If one of those long polling servers goes down, you could have millions of open connections just severed.
And all those clients try to reconnect at once.
Exactly.
You get this thundering herd problem.
The system can handle it, but the sheer volume of simultaneous reconnects can definitely slow things down for a few moments.
So if we take a step back, the core achievement here is a system that balances that strict, strong consistency with really efficient bandwidth use through delta sync and fast notifications.
It's a complex balancing act.
And here's a final trade -off for you to think about.
We chose this block server approach.
But an alternative would be to let the client upload files directly to cloud storage.
That sounds faster.
It's only one hop.
It is faster, but it's a huge risk.
You lose all that centralized control.
You mean all the logic for chunking, compression, deduplication?
And most importantly, encryption.
All of that complex, fragile logic would have to be implemented perfectly on every single client, iOS, Android, the web.
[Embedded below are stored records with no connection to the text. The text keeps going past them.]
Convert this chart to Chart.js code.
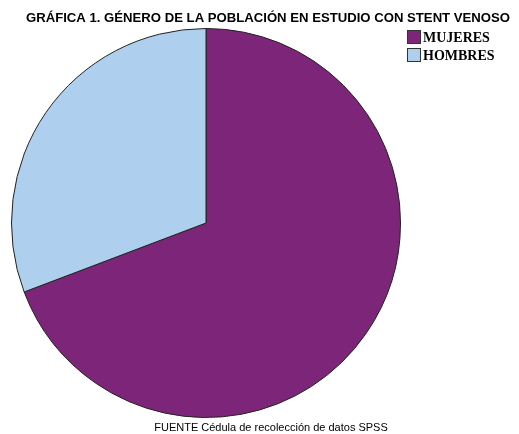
<!DOCTYPE html>
<html>
<head>
<meta charset="utf-8">
<script src="https://cdn.jsdelivr.net/npm/chart.js@4/dist/chart.umd.min.js"></script>
<style>
  html, body { margin: 0; padding: 0; background: #fff; }
  #wrap { position: relative; width: 519px; height: 434px; }
</style>
</head>
<body>
<div id="wrap"><canvas id="pieChart" width="519" height="434"></canvas></div>
<script>
const categories = ['MUJERES', 'HOMBRES'];
const counts = [9, 4];
const colors = ['#7d2679', '#aecfed'];
const titleText = 'GRÁFICA 1. GÉNERO DE LA POBLACIÓN EN ESTUDIO CON STENT VENOSO';
const sourceText = 'FUENTE Cédula de recolección de datos SPSS';

// title, legend at top right and source line, drawn on the canvas
const textPlugin = {
  id: 'texts',
  afterDraw(chart) {
    const ctx = chart.ctx;
    ctx.save();
    ctx.fillStyle = '#000';
    ctx.textBaseline = 'middle';
    ctx.font = 'bold 13.15px "Liberation Sans", Arial, sans-serif';
    ctx.textAlign = 'center';
    ctx.fillText(titleText, 268, 18);

    ctx.font = '11px "Liberation Sans", Arial, sans-serif';
    ctx.fillText(sourceText, 271, 428);

    ctx.textAlign = 'left';
    ctx.font = 'bold 14px "Liberation Serif", "Times New Roman", serif';
    categories.forEach((name, i) => {
      const y = 30 + i * 18;
      ctx.fillStyle = colors[i];
      ctx.fillRect(407, y, 14, 14);
      ctx.strokeStyle = '#333';
      ctx.lineWidth = 1;
      ctx.strokeRect(407.5, y + 0.5, 13, 13);
      ctx.fillStyle = '#000';
      ctx.fillText(name, 423, y + 8);
    });
    ctx.restore();
  }
};

new Chart(document.getElementById('pieChart'), {
  type: 'pie',
  data: {
    labels: categories,
    datasets: [{
      data: counts,
      backgroundColor: colors,
      borderColor: '#222',
      borderWidth: 1,
    }],
  },
  options: {
    responsive: false,
    animation: false,
    layout: { padding: { left: 11, right: 118, top: 28, bottom: 16 } },
    plugins: {
      legend: { display: false },
      title: { display: false },
      tooltip: { enabled: false },
    },
  },
  plugins: [textPlugin],
});
</script>
</body>
</html>
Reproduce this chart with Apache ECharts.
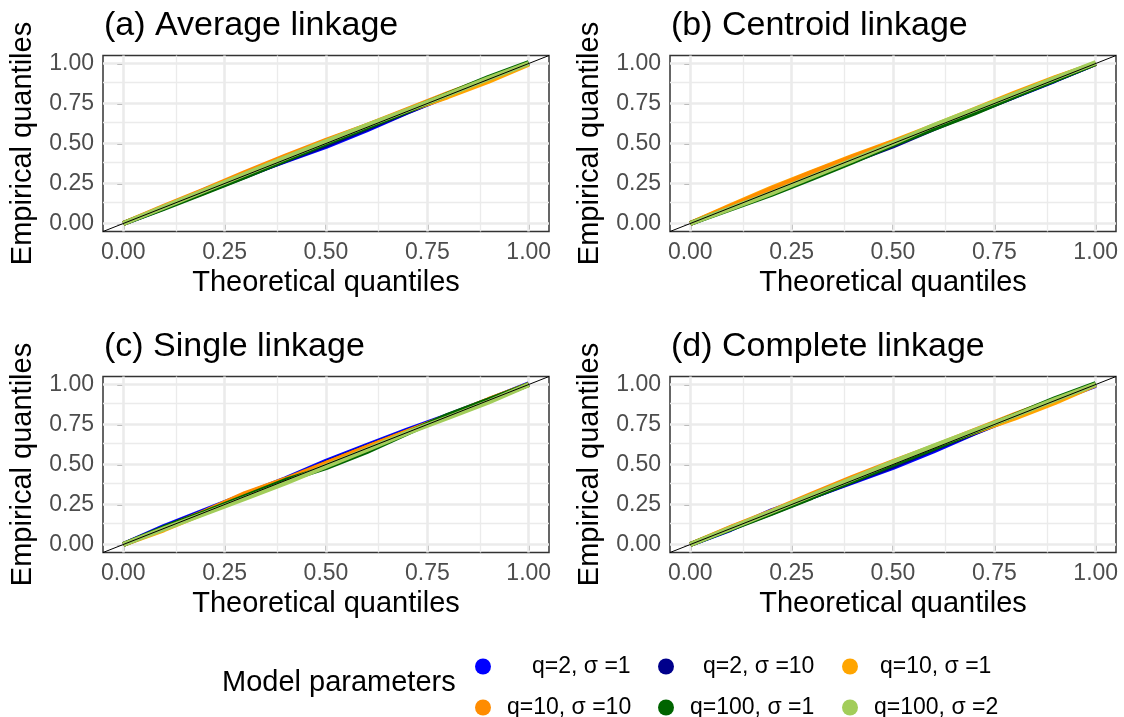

It's a recipe for bugs and security holes.
And I imagine client -side encryption is just fundamentally less secure than doing it in a controlled server environment.
Much less secure.
Centralizing that work in the block server is safer and way more reliable.
So what's a potential next step?
How could this system evolve?
A really smart evolution would be to decouple the online -offline logic into its own dedicated service.
You could call it a presence service.
A presence service.
Just to track who's online.
Exactly.
It's only job is to know which clients are currently active and can receive a push notification.
By making that a separate, reusable building block, any other service in the company, a chat app, a metrics tool, could just query it.
Instead of everyone building their own online -offline tracking logic from scratch.
Precisely.
It makes the entire platform more modular and robust.
That's a fascinating place to leave it.
It really shows that designing for this scale means thinking about every detail, from the 4 megabyte block size all the way up to platform -wide service architecture.
Thank you for guiding us through it all.